接下来,最小的p就为gcd(α1,α2,α3......αk),为什么呢?举两个个例子,
24 = 2^3 * 3^1,p应该是gcd(3, 1) = 1,即24 = 24^1,想一想是不是只能把2^3合并到3^1次方里来
324 = 3^4*2^2,p应该是gcd(4, 2) = 2,即324 = 18^2,想一想是不是把3^4合并到2^2次方里来
本题有一个坑点:就是x可能为负数,如果x为负数的话,x = b^q, q必须使奇数,因为偶数的偶数次方大于正数,所以将x转化为正数求得的解如果是偶数的话必须将其一直除2转化为奇数
#include<iostream>
#include<algorithm>
#include<cstdio>
#include<cstdlib>
#include<cstring>
#include<string>
#include<cmath>
#include<set>
#include<queue>
#include<stack>
#include<map>
#define PI acos(-1.0)
#define in freopen("in.txt", "r", stdin)
#define out freopen("out.txt", "w", stdout)

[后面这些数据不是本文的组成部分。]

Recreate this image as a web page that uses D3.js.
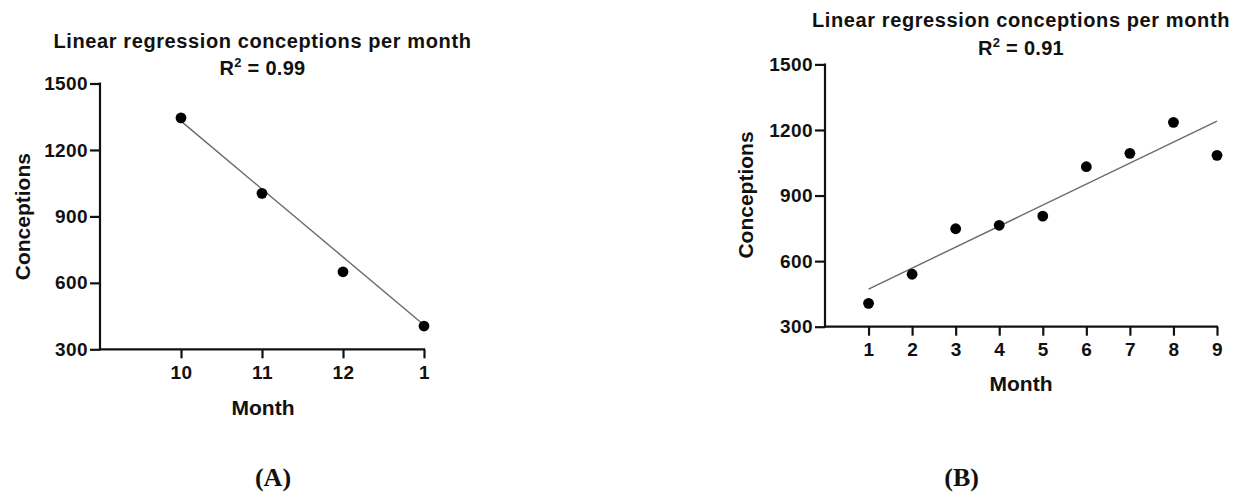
<!DOCTYPE html>
<html><head><meta charset="utf-8">
<script src="https://cdn.jsdelivr.net/npm/d3@7"></script>
<style>
body{margin:0;background:#fff;}
svg text{font-family:"Liberation Sans",Arial,sans-serif;font-weight:bold;fill:#111;}
</style></head>
<body>
<svg id="c" width="1235" height="495"></svg>
<script>
// Panel A data
const monthsA = [10, 11, 12, 13];
const monthLabelsA = ["10", "11", "12", "1"];
const conceptionsA = [1345, 1004, 650, 405];
const fitA = [1330, 410];           // fitted line values at first/last month
const r2A = "0.99";
// Panel B data
const monthsB = [1, 2, 3, 4, 5, 6, 7, 8, 9];
const monthLabelsB = ["1","2","3","4","5","6","7","8","9"];
const conceptionsB = [407, 540, 748, 764, 806, 1032, 1093, 1235, 1084];
const fitB = [472, 1240];
const r2B = "0.91";
const yTicks = [300, 600, 900, 1200, 1500];

const svg = d3.select("#c");

function panel(cfg){
  const x = d3.scaleLinear().domain(cfg.xDomain).range(cfg.xRange);
  const y = d3.scaleLinear().domain([300,1500]).range(cfg.yRange);
  const g = svg.append("g");

  const yAx = g.append("g").attr("transform",`translate(${cfg.xRange[0]},0)`)
    .call(d3.axisLeft(y).tickValues(yTicks).tickFormat(d3.format("d")).tickSize(10).tickPadding(2).tickSizeOuter(0));
  const xAx = g.append("g").attr("transform",`translate(0,${cfg.yRange[0]})`)
    .call(d3.axisBottom(x).tickValues(cfg.months).tickFormat((d,i)=>cfg.labels[i]).tickSize(9).tickPadding(7).tickSizeOuter(0));
  [yAx,xAx].forEach(a=>{
    a.select(".domain").attr("stroke","#111").attr("stroke-width",2.2);
    a.selectAll(".tick line").attr("stroke","#111").attr("stroke-width",2.2);
    a.selectAll(".tick text").style("font-size","19px").style("letter-spacing","0.4px").attr("fill","#111");
  });
  yAx.select(".domain").attr("d",`M0,${cfg.yRange[0]+1}V${y(1500)-1}`);
  xAx.select(".domain").attr("d",`M${cfg.xRange[0]-1},0H${cfg.xRange[1]+1}`);

  // regression line
  g.append("line")
    .attr("x1",x(cfg.months[0])).attr("y1",y(cfg.fit[0]))
    .attr("x2",x(cfg.months[cfg.months.length-1])).attr("y2",y(cfg.fit[1]))
    .attr("stroke","#6a6a6a").attr("stroke-width",1.4);

  g.selectAll("circle.pt").data(cfg.values).enter().append("circle")
    .attr("cx",(d,i)=>x(cfg.months[i])).attr("cy",d=>y(d)).attr("r",5.4).attr("fill","#000");

  // titles
  const cx = cfg.titleX;
  g.append("text").attr("x",cx).attr("y",cfg.titleY).attr("text-anchor","middle")
    .style("font-size","20px").style("letter-spacing","0.6px").text("Linear regression conceptions per month");
  const r = g.append("text").attr("x",cx).attr("y",cfg.titleY+27.5).attr("text-anchor","middle")
    .style("font-size","20px").style("letter-spacing","0.3px");
  r.append("tspan").text("R");
  r.append("tspan").attr("dy",-8).style("font-size","13px").text("2");
  r.append("tspan").attr("dy",8).text(" = " + cfg.r2);

  g.append("text").attr("x",cfg.monthX).attr("y",cfg.monthY).attr("text-anchor","middle")
    .style("font-size","21px").text("Month");
  g.append("text").attr("transform",`translate(${cfg.concX},${cfg.concY}) rotate(-90)`)
    .attr("text-anchor","middle").style("font-size","21px").text("Conceptions");

  svg.append("text").attr("x",cfg.labX).attr("y",486).attr("text-anchor","middle")
    .style("font-family","'Liberation Serif','Times New Roman',serif").style("font-size","26px")
    .html(`(<tspan>${cfg.lab}</tspan>)`);
}

panel({xDomain:[9,13], xRange:[100,424], yRange:[349.3,83.5], months:monthsA, labels:monthLabelsA,
  values:conceptionsA, fit:fitA, r2:r2A, titleX:262.5, titleY:47.5, monthX:263, monthY:415,
  concX:30, concY:216.7, labX:273, lab:"A"});
panel({xDomain:[0,9], xRange:[825,1217], yRange:[326.7,64.4], months:monthsB, labels:monthLabelsB,
  values:conceptionsB, fit:fitB, r2:r2B, titleX:1021, titleY:27.3, monthX:1021, monthY:391,
  concX:752.5, concY:195, labX:961.7, lab:"B"});
</script>
</body></html>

#define kuaidian ios::sync_with_stdio(0);
using namespace std;
typedef long long ll;
const ll N = 5e4+7;
int fac[N],flag;
ll prime[N] = {0},num_prime = 0; //prime存放着小于N的素数
int isNotPrime[N] = {1, 1}; // isNotPrime[i]如果i不是素数,则为1
int Prime()
{
for(ll i = 2 ; i < N ; i ++)
{
if(! isNotPrime[i])
prime[num_prime ++]=i;
//无论是否为素数都会下来
for(ll j = 0 ; j < num_prime && i * prime[j] < N ; j ++)
{
isNotPrime[i * prime[j]] = 1;
if( !(i % prime[j] ) ) //遇到i最小的素数因子
//关键处1
break;
}
}
return 0;
}
int gcd(int a, int b) {
return b == 0 ? a : gcd(b, a%b);
}
//与素数筛选一起用的质数分解
///将x分解为式n=(p1^α1)*(p2^α2)*(p3^α3)* ....... *(pk^αk)
///fac求解保存底数p1或者指数α1
void Dec(ll x)
{
int cnt = 0;
for(int i=0; prime[i]*prime[i]<=x&&i<num_prime; i++)
{
if(x%prime[i]==0)
{
int num=0;
while(x%prime[i]==0)
{
num++;
x /= prime[i];
}
fac[cnt++] =num;///如果fac保存的为质数因子(num无用),改为fac[cnt++]=x;
}
if(x==1) break;
}
if(x > 1)
fac[cnt++] = 1; ///如果fac保存的为质数因子,改为fac[cnt++]=x
ll ans=0;
for(int i = 0; i < cnt; ++i) {
ans = gcd(ans, fac[i]);
}
if(!flag) while(ans % 2 == 0) ans /= 2;
cout << ans << endl;
}
int main() {
int T;
Prime();
cin >> T;
ll n;
for(int tt = 1; tt <= T; ++tt) {
cin >> n;
if(n > 0)
flag = 1;
else
{
flag = 0;
n *= (-1);
}
cout << "Case " << tt << ": ";
Dec(n);
}
return 0;
}